Start of Collected material
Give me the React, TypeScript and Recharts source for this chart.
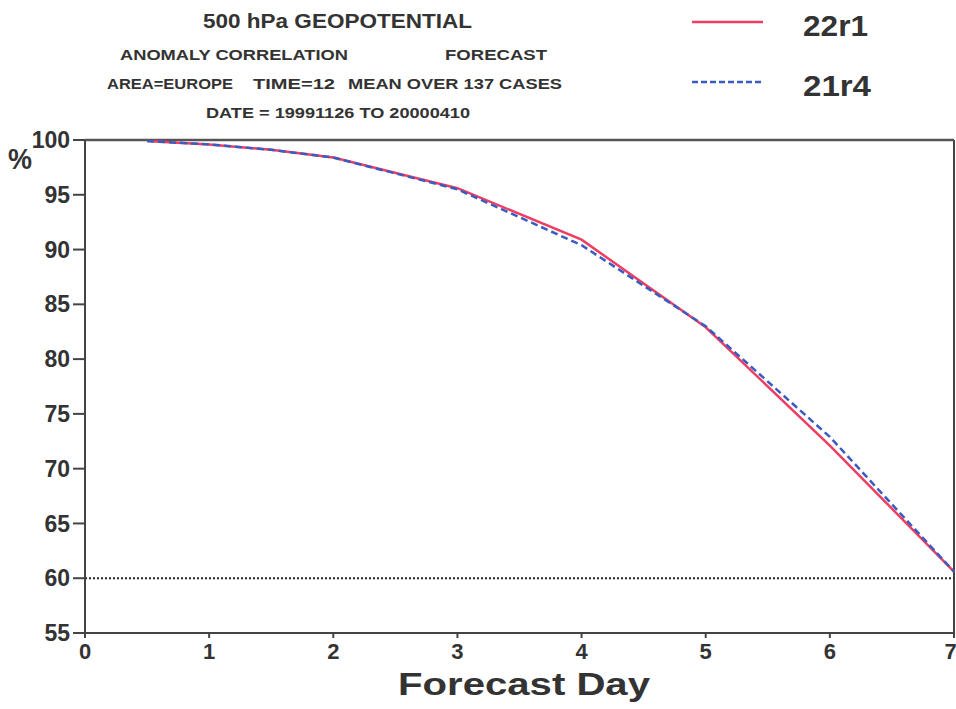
import { LineChart, Line, XAxis, YAxis, ReferenceLine } from "recharts";

// forecast day, anomaly correlation (%) for each model cycle
const days = [0.5, 1, 1.5, 2, 3, 4, 5, 6, 7];
const cycle22r1 = [99.9, 99.6, 99.1, 98.4, 95.6, 90.9, 82.9, 72.1, 60.6];
const cycle21r4 = [99.9, 99.6, 99.1, 98.4, 95.5, 90.4, 83.0, 72.9, 60.6];

const xTicks = [0, 1, 2, 3, 4, 5, 6, 7];
const yTicks = [55, 60, 65, 70, 75, 80, 85, 90, 95, 100];

const data = days.map((d, i) => ({ day: d, a: cycle22r1[i], b: cycle21r4[i] }));

const FONT = "'Liberation Sans', Arial, sans-serif";
const INK = "#333";
const RED = "#ee3d62";
const BLUE = "#3a5cc0";

// header text, stretched to the width it has in the original print
const Label = ({ x, y, size, w, s }: any) => (
  <text
    x={x}
    y={y}
    fontSize={size}
    fontWeight="bold"
    fontFamily={FONT}
    fill={INK}
    textLength={w}
    lengthAdjust="spacingAndGlyphs"
  >
    {s}
  </text>
);

export default function App() {
  return (
    <div style={{ position: "absolute", left: 0, top: 0, width: 956, height: 709, background: "#fff" }}>
      <LineChart
        width={956}
        height={709}
        data={data}
        margin={{ top: 140, right: 2, left: 0, bottom: 0 }}
      >
        <XAxis
          dataKey="day"
          type="number"
          domain={[0, 7]}
          ticks={xTicks}
          height={76}
          tickSize={5}
          tickMargin={5}
          stroke="#444"
          strokeWidth={2}
          tick={{ fontSize: 22, fontWeight: "bold", fontFamily: FONT, fill: INK }}
        />
        <YAxis
          type="number"
          domain={[55, 100]}
          ticks={yTicks}
          width={85}
          tickSize={12}
          tickMargin={3}
          stroke="#444"
          strokeWidth={2}
          tick={{ fontSize: 23, fontWeight: "bold", fontFamily: FONT, fill: INK }}
        />
        <ReferenceLine y={100} stroke="#555" strokeWidth={2.5} />
        <ReferenceLine x={7} stroke="#444" strokeWidth={2} />
        <ReferenceLine y={60} stroke="#222" strokeWidth={2} strokeDasharray="2 2" />
        <Line
          dataKey="a"
          stroke={RED}
          strokeWidth={2.5}
          dot={false}
          type="linear"
          isAnimationActive={false}
        />
        <Line
          dataKey="b"
          stroke={BLUE}
          strokeWidth={2.5}
          strokeDasharray="7 4"
          dot={false}
          type="linear"
          isAnimationActive={false}
        />
      </LineChart>

      <svg style={{ position: "absolute", left: 0, top: 0 }} width={956} height={709}>
        <Label x={203} y={28} size={21} w={269} s="500 hPa GEOPOTENTIAL" />
        <Label x={120} y={59.5} size={15.5} w={228} s="ANOMALY CORRELATION" />
        <Label x={445} y={59.5} size={15.5} w={102} s="FORECAST" />
        <Label x={107} y={88.5} size={15.5} w={126} s="AREA=EUROPE" />
        <Label x={253} y={88.5} size={15.5} w={82} s="TIME=12" />
        <Label x={348} y={88.5} size={15.5} w={214} s="MEAN OVER 137 CASES" />
        <Label x={206} y={117.5} size={15.5} w={264} s="DATE = 19991126 TO 20000410" />
        <Label x={803} y={36} size={30} w={65} s="22r1" />
        <Label x={803} y={96} size={30} w={68} s="21r4" />
        <Label x={8} y={169} size={30} w={24} s="%" />
        <Label x={398} y={695} size={32} w={252} s="Forecast Day" />
        <line x1={692} y1={22} x2={763} y2={22} stroke={RED} strokeWidth={2.5} />
        <line x1={692} y1={82} x2={763} y2={82} stroke={BLUE} strokeWidth={2.5} strokeDasharray="6 3" />
      </svg>
    </div>
  );
}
End of Collected material
-- The exercise --
Omit each picture, then return all of the listing exactly as it stands.

-- Worked answer --
Give me the React, TypeScript and Recharts source for this chart.
import { LineChart, Line, XAxis, YAxis, ReferenceLine } from "recharts";

// forecast day, anomaly correlation (%) for each model cycle
const days = [0.5, 1, 1.5, 2, 3, 4, 5, 6, 7];
const cycle22r1 = [99.9, 99.6, 99.1, 98.4, 95.6, 90.9, 82.9, 72.1, 60.6];
const cycle21r4 = [99.9, 99.6, 99.1, 98.4, 95.5, 90.4, 83.0, 72.9, 60.6];

const xTicks = [0, 1, 2, 3, 4, 5, 6, 7];
const yTicks = [55, 60, 65, 70, 75, 80, 85, 90, 95, 100];

const data = days.map((d, i) => ({ day: d, a: cycle22r1[i], b: cycle21r4[i] }));

const FONT = "'Liberation Sans', Arial, sans-serif";
const INK = "#333";
const RED = "#ee3d62";
const BLUE = "#3a5cc0";

// header text, stretched to the width it has in the original print
const Label = ({ x, y, size, w, s }: any) => (
  <text
    x={x}
    y={y}
    fontSize={size}
    fontWeight="bold"
    fontFamily={FONT}
    fill={INK}
    textLength={w}
    lengthAdjust="spacingAndGlyphs"
  >
    {s}
  </text>
);

export default function App() {
  return (
    <div style={{ position: "absolute", left: 0, top: 0, width: 956, height: 709, background: "#fff" }}>
      <LineChart
        width={956}
        height={709}
        data={data}
        margin={{ top: 140, right: 2, left: 0, bottom: 0 }}
      >
        <XAxis
          dataKey="day"
          type="number"
          domain={[0, 7]}
          ticks={xTicks}
          height={76}
          tickSize={5}
          tickMargin={5}
          stroke="#444"
          strokeWidth={2}
          tick={{ fontSize: 22, fontWeight: "bold", fontFamily: FONT, fill: INK }}
        />
        <YAxis
          type="number"
          domain={[55, 100]}
          ticks={yTicks}
          width={85}
          tickSize={12}
          tickMargin={3}
          stroke="#444"
          strokeWidth={2}
          tick={{ fontSize: 23, fontWeight: "bold", fontFamily: FONT, fill: INK }}
        />
        <ReferenceLine y={100} stroke="#555" strokeWidth={2.5} />
        <ReferenceLine x={7} stroke="#444" strokeWidth={2} />
        <ReferenceLine y={60} stroke="#222" strokeWidth={2} strokeDasharray="2 2" />
        <Line
          dataKey="a"
          stroke={RED}
          strokeWidth={2.5}
          dot={false}
          type="linear"
          isAnimationActive={false}
        />
        <Line
          dataKey="b"
          stroke={BLUE}
          strokeWidth={2.5}
          strokeDasharray="7 4"
          dot={false}
          type="linear"
          isAnimationActive={false}
        />
      </LineChart>

      <svg style={{ position: "absolute", left: 0, top: 0 }} width={956} height={709}>
        <Label x={203} y={28} size={21} w={269} s="500 hPa GEOPOTENTIAL" />
        <Label x={120} y={59.5} size={15.5} w={228} s="ANOMALY CORRELATION" />
        <Label x={445} y={59.5} size={15.5} w={102} s="FORECAST" />
        <Label x={107} y={88.5} size={15.5} w={126} s="AREA=EUROPE" />
        <Label x={253} y={88.5} size={15.5} w={82} s="TIME=12" />
        <Label x={348} y={88.5} size={15.5} w={214} s="MEAN OVER 137 CASES" />
        <Label x={206} y={117.5} size={15.5} w={264} s="DATE = 19991126 TO 20000410" />
        <Label x={803} y={36} size={30} w={65} s="22r1" />
        <Label x={803} y={96} size={30} w={68} s="21r4" />
        <Label x={8} y={169} size={30} w={24} s="%" />
        <Label x={398} y={695} size={32} w={252} s="Forecast Day" />
        <line x1={692} y1={22} x2={763} y2={22} stroke={RED} strokeWidth={2.5} />
        <line x1={692} y1={82} x2={763} y2={82} stroke={BLUE} strokeWidth={2.5} strokeDasharray="6 3" />
      </svg>
    </div>
  );
}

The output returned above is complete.